New Orleans: The Long Road Back
A new survey of New Orleans area residents shows how deeply Hurricane Katrina continues to plague the lives of those living in the city's hardest-hit parishes.
In the poll, released today by the Kaiser Family Foundation, eight in 10 residents of Orleans, Jefferson, Plaquemines and St. Bernard parishes said Katrina had a negative impact on their financial situation, personal life, health or career. Overall, only 34 percent said they felt "very satisfied" with their overall quality of life today; a stark contrast to the two-thirds who reported being that happy with their lives before the storm. (In the city itself, just 25 percent said they were very satisfied with their lives today.)
Part of the dissatisfaction many residents now feel may stem from broad disappointment in the rebuilding effort. For example, while more than half of the residents in these four parishes said repairing the levees, pumps and floodwalls is "one of the top" priorities, only 15 percent felt "a lot of progress" has been made.
Similarly, although nearly half say controlling crime and assuring public safety is a top priority, fewer than one in 10 say a lot of progress has been made in restoring public safety. The table below compares the priorities and progress.
Progress vs. Priorities in New Orleans
|% saying "One of the top priorities"||% saying "A lot of progress" made|
|Repairing the levees, pumps and floodwalls||54||15|
|Controlling crime and assuring public safety||48||6|
|Getting medical facilities and services up and running||41||7|
|Getting basic services such as electricity and water functioning||36||31|
|Getting schools up and running||31||12|
|Rebuilding destroyed neighborhoods||31||6|
|Getting businesses up and running||28||8|
|Making affordable housing more available||28||5|
|Fixing streets and cleaning up trash||21||11|
|Getting the public transportation system up and running||17||7|
Nevertheless, most of those polled said they see a brighter future. Nearly seven in 10 reported optimism about the future of the greater New Orleans area, and 63 percent said the recovery and rebuilding effort is going in the right direction. Many also see at least one positive outcome: Three quarters said they're better able to cope with future stresses because of their experiences with Katrina.
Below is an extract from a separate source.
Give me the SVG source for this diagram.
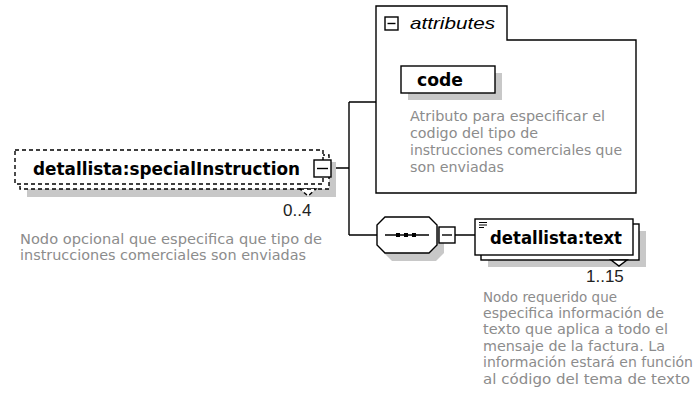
<svg xmlns="http://www.w3.org/2000/svg" width="700" height="412" viewBox="0 0 700 412">
<defs>
<style>
.ln{fill:none;stroke:#000;stroke-width:1.4}
.box{fill:#fff;stroke:#000;stroke-width:1.4}
.dash{fill:#fff;stroke:#000;stroke-width:1.4;stroke-dasharray:4 3}
.shd{fill:#c8c8c8;stroke:none}
.lbl{font-family:"DejaVu Sans",Verdana,sans-serif;font-weight:bold;font-size:17px;fill:#000}
.occ{font-family:"Liberation Sans",Arial,sans-serif;font-size:17px;fill:#222}
.doc{font-family:"DejaVu Sans",Verdana,sans-serif;font-size:13.5px;fill:#8c8c8c}
.att{font-family:"Liberation Sans",Arial,sans-serif;font-style:italic;font-size:17px;fill:#000}
</style>
</defs>
<g id="connectors">
<path class="ln" d="M331,168 H349 M349,102 V235 M349,102 H376 M349,235 H377 M455,235 H475"/>
</g>
<g id="specialInstruction">
<rect class="shd" x="27" y="162" width="309" height="35"/>
<rect class="dash" x="20" y="155" width="309" height="34"/>
<rect class="dash" x="15" y="150" width="308" height="34"/>
<polygon class="dash" points="300,189 316,189 308,196"/>
<text class="lbl" x="33" y="175" textLength="267" lengthAdjust="spacingAndGlyphs">detallista:specialInstruction</text>
<rect class="box" x="314" y="160" width="17" height="17"/>
<path class="ln" d="M317,168.5 H328"/>
<text class="occ" x="283" y="216">0..4</text>
<text class="doc" x="20" y="244" textLength="302" lengthAdjust="spacingAndGlyphs">Nodo opcional que especifica que tipo de</text>
<text class="doc" x="20" y="260" textLength="286" lengthAdjust="spacingAndGlyphs">instrucciones comerciales son enviadas</text>
</g>
<g id="attributes">
<path class="box" d="M376,6 H507 V40 H636 V193 H376 Z"/>
<rect class="box" x="385" y="17" width="13" height="13"/>
<path class="ln" d="M387.5,23.5 H395.5"/>
<text class="att" x="410" y="29" textLength="85" lengthAdjust="spacingAndGlyphs">attributes</text>
</g>
<g id="code">
<rect class="shd" x="408" y="73" width="94" height="27"/>
<rect class="box" x="401" y="66" width="94" height="27"/>
<text class="lbl" x="417" y="86" textLength="46" lengthAdjust="spacingAndGlyphs">code</text>
<text class="doc" x="410" y="121" textLength="195" lengthAdjust="spacingAndGlyphs">Atributo para especificar el</text>
<text class="doc" x="410" y="138" textLength="128" lengthAdjust="spacingAndGlyphs">codigo del tipo de</text>
<text class="doc" x="410" y="155" textLength="212" lengthAdjust="spacingAndGlyphs">instrucciones comerciales que</text>
<text class="doc" x="410" y="172" textLength="94" lengthAdjust="spacingAndGlyphs">son enviadas</text>
</g>
<g id="sequence">
<polygon class="shd" points="392,225 436,225 444,233 444,253 436,261 392,261 384,253 384,233"/>
<polygon class="box" points="385,217 429,217 437,225 437,245 429,253 385,253 377,245 377,225"/>
<path class="ln" d="M385,235 H429"/>
<rect x="396" y="233" width="4" height="4" fill="#000"/>
<rect x="404" y="233" width="4" height="4" fill="#000"/>
<rect x="412" y="233" width="4" height="4" fill="#000"/>
<rect class="box" x="439" y="227" width="16" height="16"/>
<path class="ln" d="M442,235 H452"/>
</g>
<g id="text">
<rect class="shd" x="488" y="231" width="158" height="36"/>
<rect class="box" x="481" y="224" width="158" height="36"/>
<rect class="box" x="475" y="219" width="158" height="36"/>
<polygon class="box" points="611,260 627,260 619,266"/>
<path d="M479,222.5 H487 M479,225 H487 M479,227.5 H484" stroke="#000" stroke-width="1"/>
<text class="lbl" x="490" y="244" textLength="132" lengthAdjust="spacingAndGlyphs">detallista:text</text>
<text class="occ" x="586" y="282">1..15</text>
<text class="doc" x="483" y="302" textLength="134" lengthAdjust="spacingAndGlyphs">Nodo requerido que</text>
<text class="doc" x="483" y="318" textLength="181" lengthAdjust="spacingAndGlyphs">especifica información de</text>
<text class="doc" x="483" y="334" textLength="185" lengthAdjust="spacingAndGlyphs">texto que aplica a todo el</text>
<text class="doc" x="483" y="351" textLength="182" lengthAdjust="spacingAndGlyphs">mensaje de la factura. La</text>
<text class="doc" x="483" y="367" textLength="210" lengthAdjust="spacingAndGlyphs">información estará en función</text>
<text class="doc" x="483" y="384" textLength="207" lengthAdjust="spacingAndGlyphs">al código del tema de texto</text>
</g>
</svg>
On many measures, the poll documents deeply different experiences for white and black residents, some which are highlighted in Peter Whoriskey's story in today's Washington Post.
Polling in New Orleans is complicated by the severe disruption to lives and residential phone lines. Other polls, including an ABC News poll last fall augmented a traditional landline sample with a cell phone sample. Here, Kaiser used face-to-face interviews among a random sample of 1,504 adult residents in Orleans, Jefferson, Plaquemines and St. Bernard parishes. The results have a margin of sampling error of plus or minus four percentage points. Complete detail available at the Kaiser Family Foundation website.